After his wife’s passing, Doug became very active in Egg Harbor City serving as a councilman for nine years and getting re-elected this past November. He is the past Master and past Secretary of the local Masonic Lodge. He served the New Jersey Grand Lodge as a Grand Chaplain in 1983-84. He is also the past Patron of our Eastern Star Chapter numerous times and served New Jersey Grand Chapter as their Grand Patron in 1992-93. Doug is a member of Egg Harbor City Kiwanis and our Historical Society as well as a member of local Knights of Columbus.

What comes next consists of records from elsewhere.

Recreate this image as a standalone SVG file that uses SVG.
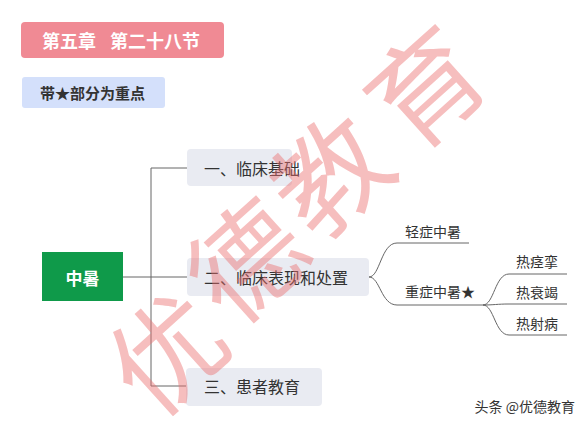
<svg xmlns="http://www.w3.org/2000/svg" width="587" height="426" viewBox="0 0 587 426">
<style>
text{font-family:"Noto Sans CJK SC","Noto Sans",sans-serif;}
.n1 rect{fill:#e9ebf2;}
.n1 text{font-size:16px;fill:#333;dominant-baseline:central;}
.n2 text{font-size:14px;fill:#333;dominant-baseline:central;}
.ln{fill:none;stroke:#666;stroke-width:1;}
.wm{font-size:112px;fill:#ec6f6f;fill-opacity:0.45;text-anchor:middle;dominant-baseline:central;font-weight:400;}
</style>
<rect width="587" height="426" fill="#fff"/>
<g id="title">
<rect x="21" y="22" width="203" height="36" rx="4" fill="#f08a94"/>
<text x="42" y="40" font-size="18" font-weight="bold" fill="#fff" dominant-baseline="central">第五章</text>
<text x="110" y="40" font-size="18" font-weight="bold" fill="#fff" dominant-baseline="central">第二十八节</text>
</g>
<g id="note">
<rect x="22" y="77" width="143" height="31" rx="3" fill="#d4e0fb"/>
<text x="40" y="92.5" font-size="15" font-weight="bold" fill="#333" dominant-baseline="central">带★部分为重点</text>
</g>
<g id="connectors">
<path class="ln" d="M123,277 H187 M151,168 V386 M151,168 H187 M151,386 H186"/>
<path class="ln" d="M369,277 C380,277 381,243 397,243 H469"/>
<path class="ln" d="M369,277 C380,277 381,305 397,305 H483"/>
<path class="ln" d="M483,305 C494,305 495,274 509,274 H567"/>
<path class="ln" d="M483,305 C494,305 497,304 509,304 H567"/>
<path class="ln" d="M483,305 C494,305 495,335 509,335 H567"/>
</g>
<g id="root">
<rect x="42" y="252" width="81" height="49" fill="#0f9a4a"/>
<text x="82.5" y="277" font-size="17" font-weight="bold" fill="#fff" text-anchor="middle" dominant-baseline="central">中暑</text>
</g>
<g id="node-basics" class="n1">
<rect x="187" y="149" width="105" height="37" rx="4"/>
<text x="204" y="168">一、临床基础</text>
</g>
<g id="node-clinical" class="n1">
<rect x="187" y="258" width="182" height="38" rx="4"/>
<text x="204" y="277">二、临床表现和处置</text>
</g>
<g id="node-education" class="n1">
<rect x="186" y="368" width="136" height="38" rx="4"/>
<text x="204" y="386">三、患者教育</text>
</g>
<g id="node-mild" class="n2"><text x="405" y="231">轻症中暑</text></g>
<g id="node-severe" class="n2"><text x="405" y="291">重症中暑★</text></g>
<g id="node-cramp" class="n2"><text x="516" y="261">热痉挛</text></g>
<g id="node-exhaustion" class="n2"><text x="516" y="292">热衰竭</text></g>
<g id="node-stroke" class="n2"><text x="516" y="323">热射病</text></g>
<g id="footer"><text x="575" y="406" font-size="14" fill="#333" text-anchor="end" dominant-baseline="central">头条 @优德教育</text></g>
<g id="watermark">
<text class="wm" transform="translate(162,348) rotate(-42)">优</text>
<text class="wm" transform="translate(242,256) rotate(-42)">德</text>
<text class="wm" transform="translate(326,170) rotate(-42)">教</text>
<text class="wm" transform="translate(421,82) rotate(-42)">育</text>
</g>
</svg>
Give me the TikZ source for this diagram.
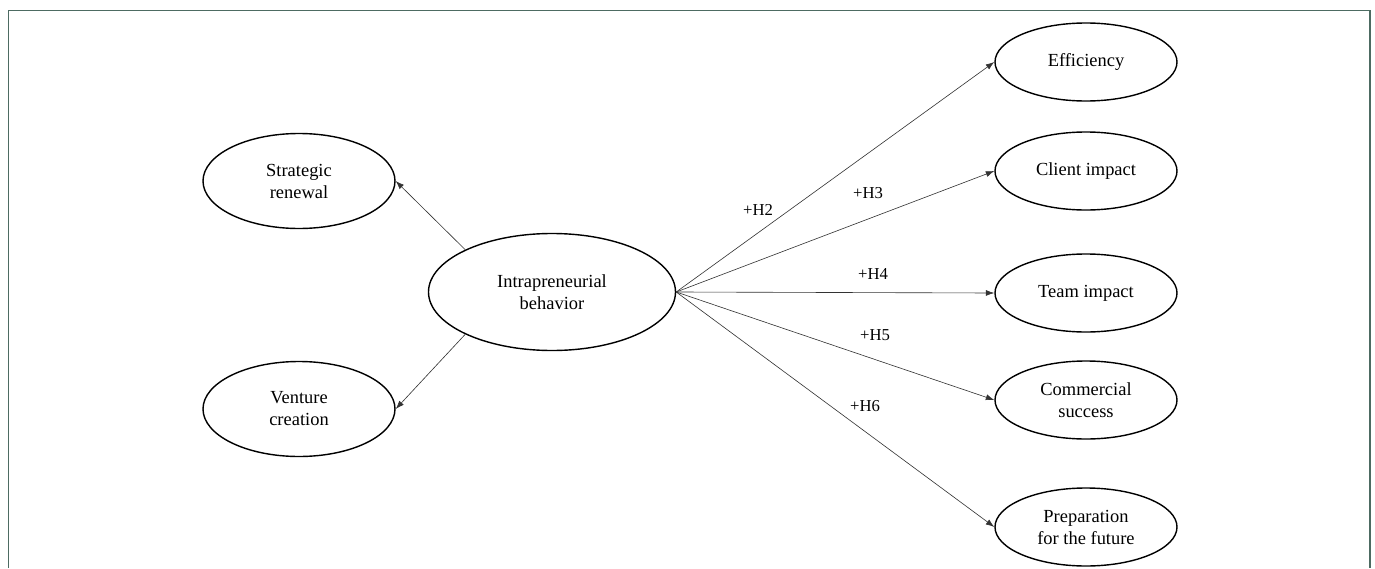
\documentclass[tikz,border=0pt]{standalone}
\usepackage{fontspec}
\setmainfont{Liberation Serif}
\usetikzlibrary{arrows.meta,shapes.geometric}
\definecolor{frameline}{HTML}{4D6B62}
\definecolor{pathline}{HTML}{333333}

\begin{document}
\begin{tikzpicture}[>={Latex[length=1.7mm,width=1.2mm]},
    latent/.style={ellipse,draw,line width=0.8pt,inner sep=0pt,align=center,
      font=\fontsize{10.5}{12.5}\selectfont},
    path/.style={->,draw=pathline,line width=0.35pt},
    hyp/.style={font=\fontsize{9.5}{11}\selectfont}]
    \useasboundingbox (0,0) rectangle (27.5,11.36);
    \draw[frameline,line width=1.1pt] (0.17,0) |- (27.4,11.15) -- (27.4,0);
    % central construct and its dimensions
    \node[latent,minimum width=4.94cm,minimum height=2.34cm] (ib) at (11.04,5.52) {Intrapreneurial\\behavior};
    \node[latent,minimum width=3.84cm,minimum height=1.9cm] (sr) at (5.98,7.74) {Strategic\\renewal};
    \node[latent,minimum width=3.84cm,minimum height=1.9cm] (vc) at (5.98,3.18) {Venture\\creation};
    \draw[path] (ib.154) -- (sr.east);
    \draw[path] (ib.206) -- (vc.east);
    % outcomes
    \foreach \n/\y/\lab in {eff/10.12/Efficiency,ci/7.94/Client impact,ti/5.5/Team impact,
        cs/3.36/{Commercial\\success},pf/0.82/{Preparation\\for the future}}{
      \node[latent,minimum width=3.64cm,minimum height=1.56cm] (\n) at (21.72,\y) {\lab};
      \draw[path] (ib.east) -- (\n.west);}
    \node[hyp] (h2) at (15.16,7.16) {+H2};
    \node[hyp] (h3) at (17.36,7.5) {+H3};
    \node[hyp] (h4) at (17.46,5.88) {+H4};
    \node[hyp] (h5) at (17.5,4.66) {+H5};
    \node[hyp] (h6) at (17.3,3.24) {+H6};
  \end{tikzpicture}
\end{document}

Serving for 10 years on Stockton State College Board of Performing Arts, Doug was a past member of the Planning Board. His partner and he are active with South Jersey Coalition for peace and Justice. They table at various events and attend peace rallies in Washington and Philadelphia. They support local Veterans for Peace group.
Doug is also very active with the local Peace Pilgrim committee. Two years ago he was the guest speaker at a Memorial Day Celebration, the topic being Peace.
Email: Douglas Dickinson <email@example.com>
About Egg Harbor City, New Jersey, U.S.A. (from Wikipedia):
Egg Harbor City incorporated as a city by an Act of the New Jersey Legislature on June 14, 1858, from portions of Galloway Township and Mullica Township. The city was reincorporated on February 13, 1868. As of the 2010 United States Census, the city population was 4,243.
The City was founded in 1854 by German Americans from Philadelphia as a refuge for those being persecuted in the anti-immigrant violence known as the Know-Nothing movement. It remained an island of German language and culture in South Jersey for more than 50 years.